Une couronne de fleurs fatiguée occupe le fauteuil de cuir noir dans lequel il s’inclinait avec les pieds posés sur le bureau. Le portrait de Shah Marai et de ses cinq fils, qu’il adorait, est accroché au mur. Mais ses appareils-photos et smartphones, qu’il gardait toujours à portée de main pour parer au plus pressé, ont été détruits par l’explosion. Tout comme le cœur de ceux qui l’aimaient.

Shah Marai et ses cinq garçons, chez lui à Kaboul, le 6 mai 2016. Il avait eu une fille, sa première, quelques semaines avant sa mort le 30 avril 2018. (AFP / Wakil Kohsar)
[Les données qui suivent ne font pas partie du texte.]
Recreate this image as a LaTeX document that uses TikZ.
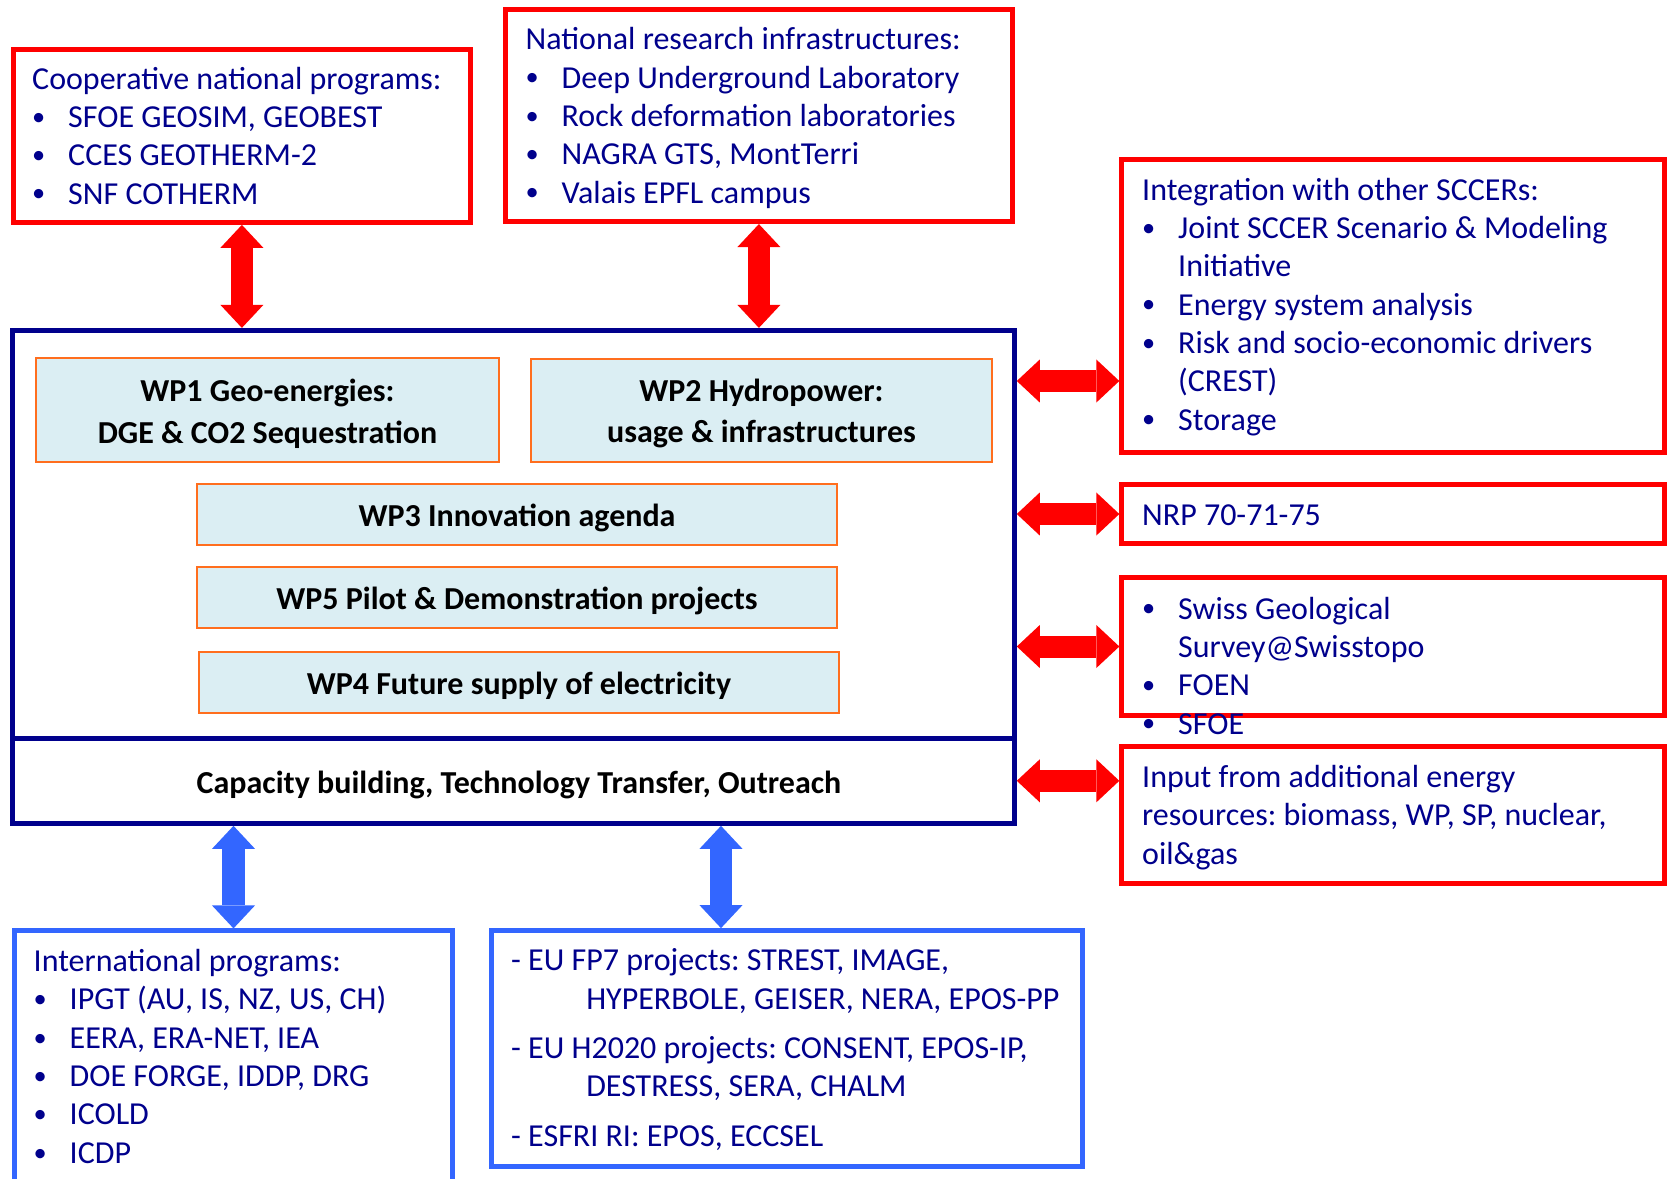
\documentclass[tikz,border=0pt]{standalone}
\usepackage{fontspec}
\setmainfont{Carlito}
\usetikzlibrary{arrows.meta,positioning}
\frenchspacing

\definecolor{navy}{RGB}{0,0,140}
\definecolor{boxred}{RGB}{255,0,0}
\definecolor{boxblue}{RGB}{51,102,255}
\definecolor{wporange}{RGB}{255,110,30}
\definecolor{wpfill}{RGB}{219,238,243}

\newcommand{\bul}{\makebox[0.36cm][l]{\raisebox{0.6pt}{\fontsize{7.5}{7.5}\selectfont\textbullet}}}
\newcommand{\indt}{\hspace*{0.36cm}}
\newcommand{\wpstrut}{\rule{0pt}{0.29cm}}

\tikzset{
  txt/.style={anchor=north west,inner sep=0pt,align=left,text=navy,font=\fontsize{9.1}{10.9}\selectfont},
  redbox/.style={draw=boxred,line width=0.05cm,inner sep=0pt},
  bluebox/.style={draw=boxblue,line width=0.05cm,inner sep=0pt},
  navybox/.style={draw=navy,line width=0.05cm,inner sep=0pt},
  wp/.style={draw=wporange,fill=wpfill,line width=0.02cm,align=center,font=\fontsize{9.1}{11.85}\selectfont\bfseries},
  bigtip/.tip={Triangle[width=0.43cm,length=0.23cm,line width=0pt]},
  redarr/.style={draw=boxred,line width=0.22cm,bigtip-bigtip},
  bluearr/.style={redarr,draw=boxblue}
}

\begin{document}
\begin{tikzpicture}[x=0.01cm,y=-0.01cm]
  \useasboundingbox (0,0) rectangle (1669,1178);
  \clip (0,0) rectangle (1669,1178);

  % outer boxes
  \node[redbox,minimum width=4.57cm,minimum height=1.73cm] (coop) at (241.9,135.8) {};
  \node[redbox,minimum width=5.06cm,minimum height=2.12cm] (natl) at (758.9,115.5) {};
  \node[redbox,minimum width=5.42cm,minimum height=2.92cm] (integ) at (1393,306) {};
  \node[redbox,minimum width=5.42cm,minimum height=0.58cm] (nrp) at (1393,514) {};
  \node[redbox,minimum width=5.42cm,minimum height=1.37cm] (swiss) at (1393,646.5) {};
  \node[redbox,minimum width=5.42cm,minimum height=1.366cm] (input) at (1393,815) {};
  \node[bluebox,minimum width=4.38cm,minimum height=2.8cm] (intl) at (233.5,1071) {};
  \node[bluebox,minimum width=5.9cm,minimum height=2.36cm] (eu) at (787,1048.7) {};

  % the centre block
  \node[navybox,minimum width=10.015cm,minimum height=4.078cm] (core) at (513.25,534.4) {};
  \node[navybox,minimum width=10.015cm,minimum height=0.85cm] (cap) at (513.25,780.8) {};
  \node[anchor=base,inner sep=0pt,font=\fontsize{9.1}{10.9}\selectfont\bfseries] (captxt) at (519,793.3)
    {Capacity building, Technology Transfer, Outreach};

  \node[wp,minimum width=4.63cm,minimum height=1.037cm] (wp1) at (267.5,410.2) {\wpstrut WP1 Geo-energies:\\DGE \& CO2 Sequestration};
  \node[wp,minimum width=4.61cm,minimum height=1.033cm] (wp2) at (761.5,410.3) {\wpstrut WP2 Hydropower:\\usage \& infrastructures};
  \node[wp,minimum width=6.4cm,minimum height=0.61cm] (wp3) at (517,514.5) {\wpstrut WP3 Innovation agenda};
  \node[wp,minimum width=6.4cm,minimum height=0.61cm] (wp5) at (517,597.5) {\wpstrut WP5 Pilot \& Demonstration projects};
  \node[wp,minimum width=6.4cm,minimum height=0.61cm] (wp4) at (519,682.8) {\wpstrut WP4 Future supply of electricity};

  % box texts
  \node[txt] (cooptxt) at (31.5,61.5) {\strut Cooperative national programs:\\
    \bul SFOE GEOSIM, GEOBEST\\\bul CCES GEOTHERM-2\\\bul SNF COTHERM};
  \node[txt] (natltxt) at (525,22.2) {\strut National research infrastructures:\\
    \bul Deep Underground Laboratory\\\bul Rock deformation laboratories\\
    \bul NAGRA GTS, MontTerri\\\bul Valais EPFL campus};
  \node[txt] (integtxt) at (1141.5,172.5) {\strut Integration with other SCCERs:\\
    \bul Joint SCCER Scenario \& Modeling\\\indt Initiative\\
    \bul Energy system analysis\\\bul Risk and socio-economic drivers\\
    \indt (CREST)\\\bul Storage};
  \node[txt] (nrptxt) at (1141.5,498.2) {\strut NRP 70-71-75};
  \node[txt] (swisstxt) at (1141.5,591.5) {\strut\bul Swiss Geological\\\indt Survey@Swisstopo\\
    \bul FOEN\\\bul SFOE};
  \node[txt] (inputtxt) at (1141.5,760) {\strut Input from additional energy\\
    resources: biomass, WP, SP, nuclear,\\oil\&gas};
  \node[txt] (intltxt) at (33,944) {\strut International programs:\\
    \bul IPGT (AU, IS, NZ, US, CH)\\\bul EERA, ERA-NET, IEA\\
    \bul DOE FORGE, IDDP, DRG\\\bul ICOLD\\\bul ICDP};
  \node[txt] (eutxt) at (510.5,943.2) {\strut - EU FP7 projects: STREST, IMAGE,\\
    \hspace*{0.75cm}HYPERBOLE, GEISER, NERA, EPOS-PP\\[0.11cm]
    - EU H2020 projects: CONSENT, EPOS-IP,\\
    \hspace*{0.75cm}DESTRESS, SERA, CHALM\\[0.11cm]
    - ESFRI RI: EPOS, ECCSEL};

  % links
  \coordinate (integarr) at (1068,381);
  \coordinate (euarr) at (721,880);
  \draw[redarr] (coop.south) -- (coop.south |- core.north);
  \draw[redarr] (natl.south) -- (natl.south |- core.north);
  \draw[redarr] (core.east |- integarr) -- (integ.west |- integarr);
  \draw[redarr] (core.east |- nrp.west) -- (nrp.west);
  \draw[redarr] (core.east |- swiss.west) -- (swiss.west);
  \draw[redarr] (cap.east) -- (cap.east -| input.west);
  \draw[bluearr] (cap.south -| intl.north) -- (intl.north);
  \draw[bluearr] (cap.south -| euarr) -- (eu.north -| euarr);
\end{tikzpicture}
\end{document}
Shah Marai est le deuxième journaliste de l’AFP à être tué en Afghanistan en quatre ans. Son ami très cher Sardar Ahmad est mort avec sa femme et deux de ses trois enfants dans une attaque des talibans en 2014. Sa mort avait porté un coup dévastateur à Shah Marai et au reste du bureau, mais il avait guidé l’équipe dans ce deuil.

Des journalistes pakistanais avec des lumignons à la mémoire de Shah Marai, à droite sur la photo, et de son collègue du bureau de l'AFP Sardar Ahmad, tué dans un attentat en 2014, et dont il avait lui-même organisé les funérailles.Islamabad, 1er mai 2018. (AFP / Aamir Qureshi)

Aujourd’hui nous tentons de nous réconforter avec la croyance que tous deux sont réunis, se racontant des blagues, et se faisant bien rire l’un l’autre.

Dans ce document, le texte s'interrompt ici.